Em Goiás ele estudou no tradicional Liceu, um dos estabelecimentos de ensino público mais antigos do Brasil, fundado ainda no Império.  Em 1935 transferiu-se para o Rio de Janeiro. Contou-me ele que, no Rio, atravessou uma experiência marcante: a de jogar. Ganhou bastante dinheiro jogando em cassinos. Diplomou-se em Direito em 1941 na Faculdade Nacional de Direito. Trabalhou como locutor na Rádio BBC de Londres de 1945 a 1950.  De volta ao Brasil, trabalhou na revista Seleções do Reader’s Digest durante muito tempo como diretor do departamento de traduções. Seu último emprego foi na Fundação Getúlio Vargas, no setor de editoria.

José Veiga estreou em livro já com quarenta e quatro anos de idade. Os cavalinhos de Platiplanto havia sido classificado, acho que em segundo lugar, em um concurso literário, e foi editado, com alguns erros gráficos graves no texto, por uma editora principiante do Rio, a qual me parece que não sobreviveu a essa primeira publicação.

Os livros de ficção de José Veiga que vieram, sucessivos, em breves intervalos, depois de Os cavalinhos de Platiplanto, são os seguintes: A hora dos ruminantes, romance (que ele classificou de “uma fábula”); de 1966;  A máquina extraviada, contos, de 1968; Sombras de reis barbudos, romance, de 1972; Os pecados da tribo, romance, de 1976; De jogos e festas, novelas, de 1980; Aquele mundo de Vasabarros, romance, de 1982; A casca da serpente, romance, de 1989.

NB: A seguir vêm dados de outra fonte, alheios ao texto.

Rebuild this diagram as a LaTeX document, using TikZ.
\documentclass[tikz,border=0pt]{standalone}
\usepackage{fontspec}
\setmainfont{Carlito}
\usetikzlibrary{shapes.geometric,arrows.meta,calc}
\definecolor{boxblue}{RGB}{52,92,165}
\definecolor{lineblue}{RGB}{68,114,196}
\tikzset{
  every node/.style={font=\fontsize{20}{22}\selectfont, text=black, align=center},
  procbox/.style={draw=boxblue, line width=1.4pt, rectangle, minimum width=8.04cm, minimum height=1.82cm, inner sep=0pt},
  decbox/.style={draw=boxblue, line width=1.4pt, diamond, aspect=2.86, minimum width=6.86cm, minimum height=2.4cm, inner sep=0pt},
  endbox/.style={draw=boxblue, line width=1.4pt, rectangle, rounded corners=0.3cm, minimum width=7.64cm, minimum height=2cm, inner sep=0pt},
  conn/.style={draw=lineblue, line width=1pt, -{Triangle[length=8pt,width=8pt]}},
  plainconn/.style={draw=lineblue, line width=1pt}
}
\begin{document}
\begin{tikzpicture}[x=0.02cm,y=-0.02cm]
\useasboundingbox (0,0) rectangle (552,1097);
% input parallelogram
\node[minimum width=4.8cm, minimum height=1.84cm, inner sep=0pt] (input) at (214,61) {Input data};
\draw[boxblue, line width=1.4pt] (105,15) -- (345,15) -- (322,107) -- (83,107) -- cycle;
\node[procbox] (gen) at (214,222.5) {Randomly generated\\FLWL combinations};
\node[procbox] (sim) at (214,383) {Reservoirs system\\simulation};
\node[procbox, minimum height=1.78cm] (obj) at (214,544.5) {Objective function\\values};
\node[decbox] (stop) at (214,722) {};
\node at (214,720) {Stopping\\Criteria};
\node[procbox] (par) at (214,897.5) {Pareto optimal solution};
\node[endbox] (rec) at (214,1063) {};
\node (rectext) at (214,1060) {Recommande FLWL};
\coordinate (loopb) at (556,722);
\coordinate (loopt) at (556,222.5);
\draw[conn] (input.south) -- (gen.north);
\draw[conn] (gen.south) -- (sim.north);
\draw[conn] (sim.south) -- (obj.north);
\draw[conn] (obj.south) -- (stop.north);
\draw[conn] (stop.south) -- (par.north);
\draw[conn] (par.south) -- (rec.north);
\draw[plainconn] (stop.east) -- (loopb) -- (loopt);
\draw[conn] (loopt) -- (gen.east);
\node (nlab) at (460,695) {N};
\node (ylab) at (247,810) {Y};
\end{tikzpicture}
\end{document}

As histórias contadas por José Jacinto Veiga nos seus livros passam em lugares fictícios, com nomes estranhos, inusitados, estrambóticos, o que acontece também aos personagens. Retratam com perfeito realismo, até que em alguns deles comecem a acontecer coisas muito estranhas e inverossímeis (em um, “Tia Zi rezando”, ocorrem ambiguidades não explicadas ),  a vida de  pequenas comunidades brasileiras do interior, sempre uma, sempre a mesma, Manarairema, ainda que em alguns contos o nome não seja explicitado. Tudo revela e atesta a realidade interiorana: a linguagem dos narradores (em geral fictícios, distintos do autor, e alguns, meninos ainda), o ambiente natural e social, os costumes.  Quem conhece, sabe que aquilo é Goiás puro, flagrado com verdade e fidelidade, exceto, repito, nas situações e acontecimentos absurdos que gratuitamente ocorrem e sem nenhuma razão cessam de ocorrer após decorrido algum tempo.

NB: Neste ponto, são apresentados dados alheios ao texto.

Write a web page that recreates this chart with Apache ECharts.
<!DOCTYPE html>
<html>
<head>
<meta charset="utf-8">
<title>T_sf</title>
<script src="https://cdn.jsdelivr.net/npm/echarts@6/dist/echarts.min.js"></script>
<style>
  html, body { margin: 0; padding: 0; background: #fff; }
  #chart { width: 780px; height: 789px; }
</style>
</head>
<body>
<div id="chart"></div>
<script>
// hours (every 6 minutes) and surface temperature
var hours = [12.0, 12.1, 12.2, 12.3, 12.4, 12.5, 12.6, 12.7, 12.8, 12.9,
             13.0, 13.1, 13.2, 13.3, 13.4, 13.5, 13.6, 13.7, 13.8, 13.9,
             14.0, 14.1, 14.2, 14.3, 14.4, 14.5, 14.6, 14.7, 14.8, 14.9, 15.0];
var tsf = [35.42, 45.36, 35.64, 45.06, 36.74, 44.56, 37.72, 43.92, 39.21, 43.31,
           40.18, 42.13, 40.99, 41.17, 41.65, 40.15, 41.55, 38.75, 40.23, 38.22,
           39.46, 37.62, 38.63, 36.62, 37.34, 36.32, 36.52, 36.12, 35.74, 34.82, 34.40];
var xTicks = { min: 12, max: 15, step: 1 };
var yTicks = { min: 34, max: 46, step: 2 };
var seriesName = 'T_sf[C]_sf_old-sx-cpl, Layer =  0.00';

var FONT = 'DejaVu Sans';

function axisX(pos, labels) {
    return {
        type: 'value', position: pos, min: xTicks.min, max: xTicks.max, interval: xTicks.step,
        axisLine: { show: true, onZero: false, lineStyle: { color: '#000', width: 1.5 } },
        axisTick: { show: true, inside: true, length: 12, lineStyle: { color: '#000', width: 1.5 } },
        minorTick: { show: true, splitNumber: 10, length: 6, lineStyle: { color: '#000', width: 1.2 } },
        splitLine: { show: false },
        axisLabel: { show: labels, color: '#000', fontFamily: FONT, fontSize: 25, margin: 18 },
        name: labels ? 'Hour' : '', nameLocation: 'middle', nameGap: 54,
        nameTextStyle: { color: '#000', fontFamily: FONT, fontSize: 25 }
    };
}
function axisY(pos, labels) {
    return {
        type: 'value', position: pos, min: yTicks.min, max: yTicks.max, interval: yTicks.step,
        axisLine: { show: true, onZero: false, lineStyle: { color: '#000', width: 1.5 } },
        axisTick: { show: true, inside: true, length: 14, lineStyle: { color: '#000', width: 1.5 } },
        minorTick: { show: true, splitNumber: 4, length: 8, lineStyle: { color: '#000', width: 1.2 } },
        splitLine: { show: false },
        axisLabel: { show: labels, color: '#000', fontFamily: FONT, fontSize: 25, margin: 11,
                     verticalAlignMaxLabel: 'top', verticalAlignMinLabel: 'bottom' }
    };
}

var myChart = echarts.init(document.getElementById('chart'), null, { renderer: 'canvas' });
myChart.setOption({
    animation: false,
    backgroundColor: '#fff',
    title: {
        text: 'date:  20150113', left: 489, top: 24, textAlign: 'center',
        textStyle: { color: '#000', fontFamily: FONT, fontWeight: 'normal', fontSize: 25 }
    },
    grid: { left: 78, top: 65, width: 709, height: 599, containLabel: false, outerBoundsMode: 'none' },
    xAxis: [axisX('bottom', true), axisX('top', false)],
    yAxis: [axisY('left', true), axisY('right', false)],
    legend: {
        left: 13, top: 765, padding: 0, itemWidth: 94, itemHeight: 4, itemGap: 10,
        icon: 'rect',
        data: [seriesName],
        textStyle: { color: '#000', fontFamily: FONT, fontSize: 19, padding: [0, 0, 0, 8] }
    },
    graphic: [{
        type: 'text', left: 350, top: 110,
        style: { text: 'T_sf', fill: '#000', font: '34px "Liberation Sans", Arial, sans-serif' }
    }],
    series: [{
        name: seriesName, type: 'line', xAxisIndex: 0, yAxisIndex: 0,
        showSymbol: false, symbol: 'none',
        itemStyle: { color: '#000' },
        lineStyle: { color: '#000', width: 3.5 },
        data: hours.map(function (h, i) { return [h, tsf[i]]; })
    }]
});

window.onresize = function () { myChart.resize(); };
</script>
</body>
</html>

Conversando um dia com Bernardo Élis, em sua casa, no Setor Universitário em Goiânia, em 1969, sobre a ficção de José J. Veiga, eu afirmei não entender bem como foi que ele inventou os ingredientes absurdos de alguns dos seus contos. É um tanto incompreensível, eu afirmei. E Bernardo, prontamente: “Não para quem conhece Corumbá. Corumbá é daquele jeitinho, é aquilo mesmo”. E Bernardo sorriu do próprio paradoxo e da surpresa que me causava.